Tuesday, 17 July 2018: 15:45
Location: 715A (MTCC SOUTH BUILDING)
Oral Presentation
Thurid EGGERS, University of Hamburg, Germany
Christopher GRAGES, University of Hamburg, Germany
Birgit PFAU-EFFINGER, University of Hamburg, Germany
The paper aims to contribute to the theoretical debate about the role of care policies for gender equality. It is often argued that welfare state policies support either extra-familial care work (= de-familialising policy) or family care work (= familialising policy), and that mainly only de-familialising policies support gender equality. The paper links its argument to more complex approaches which were recently introduced. It proposes to re-conceptualise the relationship between “de-familialisation and familialisation” and their role for gender equality. It argues that policies towards familial care and policies towards extra-familial care represent different types of policy that vary relatively autonomously. Welfare states combine them in different ways, depending on policy aims and main cultural ideals. Moreover, in a specific setting of care policy, also policies that support family care can contribute to gender equality.

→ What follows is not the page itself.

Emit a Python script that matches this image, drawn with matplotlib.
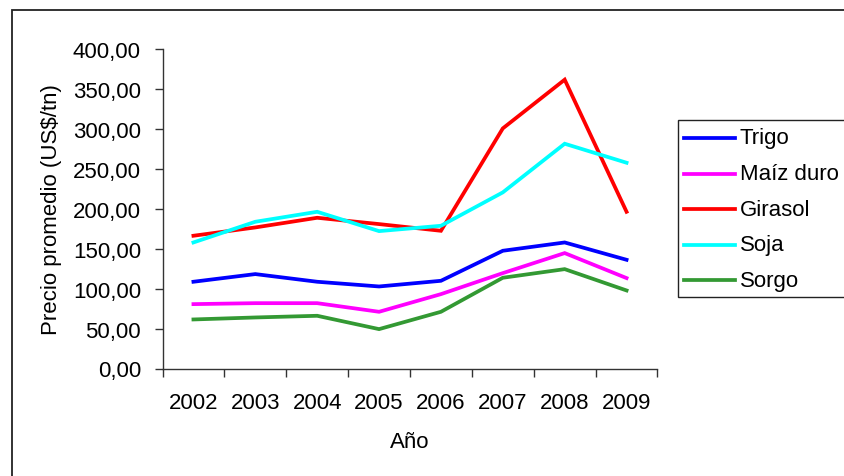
import matplotlib
matplotlib.use("Agg")
import matplotlib.pyplot as plt
from matplotlib.patches import Rectangle
from matplotlib.lines import Line2D

plt.rcParams['font.family'] = ['Liberation Sans', 'DejaVu Sans']

years = ["2002", "2003", "2004", "2005", "2006", "2007", "2008", "2009"]
trigo = [108.6, 118.2, 108.6, 102.7, 109.8, 147.4, 157.8, 136.1]
maiz_duro = [80.6, 81.8, 81.8, 71.0, 93.1, 119.4, 144.5, 113.2]
girasol = [166.2, 176.6, 188.7, 180.8, 172.4, 300.6, 361.6, 196.2]
soja = [157.8, 183.7, 196.2, 172.0, 178.7, 220.5, 281.4, 257.6]
sorgo = [61.4, 63.9, 66.0, 49.3, 71.0, 113.6, 124.4, 97.7]

series_names = ["Trigo", "Maíz duro", "Girasol", "Soja", "Sorgo"]
series_values = [trigo, maiz_duro, girasol, soja, sorgo]
series_colors = ["#0000FF", "#FF00FF", "#FF0000", "#00FFFF", "#339933"]

FS = 16
LW = 2.7

W, H = 845, 477
fig = plt.figure(figsize=(W / 100, H / 100), dpi=100)

# plot area in pixel coordinates
x0, x1 = 162.5, 657.5
y_top, y_bot = 50, 369.5
ax = fig.add_axes([x0 / W, 1 - y_bot / H, (x1 - x0) / W, (y_bot - y_top) / H])

xs = range(len(years))
for name, vals, col in zip(series_names, series_values, series_colors):
    ax.plot(xs, vals, color=col, lw=LW, label=name, solid_joinstyle='miter')

ax.set_xlim(-0.5, len(years) - 0.5)
ax.set_ylim(0, 400)
ax.set_yticks(range(0, 401, 50))
ax.set_yticklabels([f"{v},00" for v in range(0, 401, 50)], fontsize=FS)
ax.set_xticks(xs)
ax.set_xticklabels(years, fontsize=FS)
ax.set_xticks([i - 0.5 for i in range(len(years) + 1)], minor=True)
ax.tick_params(axis='x', which='major', length=0, pad=17)
ax.tick_params(axis='x', which='minor', length=6, width=1, color='#333333')
ax.tick_params(axis='y', which='major', length=6, width=1, color='#333333', pad=9.5)

for side in ['top', 'right']:
    ax.spines[side].set_visible(False)
for side in ['left', 'bottom']:
    ax.spines[side].set_color('#333333')
    ax.spines[side].set_linewidth(1)

ax.set_xlabel("Año", fontsize=FS, labelpad=13)
ax.set_ylabel("Precio promedio (US$/tn)", fontsize=FS, labelpad=8)

# outer chart border (only top/left edges fall inside the image)
fig.patches.append(Rectangle((12 / W, -0.2), 1.2, 1 - 11 / H + 0.2,
                             transform=fig.transFigure, fill=False,
                             edgecolor='#222222', lw=1.3, clip_on=False))

# legend box
fig.patches.append(Rectangle((678 / W, 1 - 298 / H), 0.5, (298 - 121) / H,
                             transform=fig.transFigure, fill=True, facecolor='white',
                             edgecolor='#222222', lw=1.0, clip_on=False))
row_y = [139, 174.5, 210, 245.5, 281]
for name, col, ry in zip(series_names, series_colors, row_y):
    fy = 1 - ry / H
    fig.lines.append(Line2D([684 / W, 735 / W], [fy, fy], color=col, lw=LW,
                            transform=fig.transFigure))
    fig.text(740 / W, fy, name, fontsize=FS, va='center', ha='left')

fig.savefig("out.png", dpi=100)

On the basis of a comparative study for five European welfare states, which represent different types of welfare regimes, the paper investigates how welfare states combine their policies towards familial care with their policies related to extra-familial care with regard to their generosity, and it analyses the consequences for gender equality and the reasons for the differences, using document analysis of care policy legislation, MISSOC data and expert interviews.

The findings support the argument that de-familialising and familialising care policies vary relatively independently of each other. They indicate that welfare states can offer a similar generosity in both types of care policy, and that both are often part of a general care policy package that treats both types of care in a similar - more or a less generous - manner. More generous welfare states often pursue a strategy that offers generous support for both types of LTC policies, supporting the financial autonomy of family carers and thereby promoting gender equality.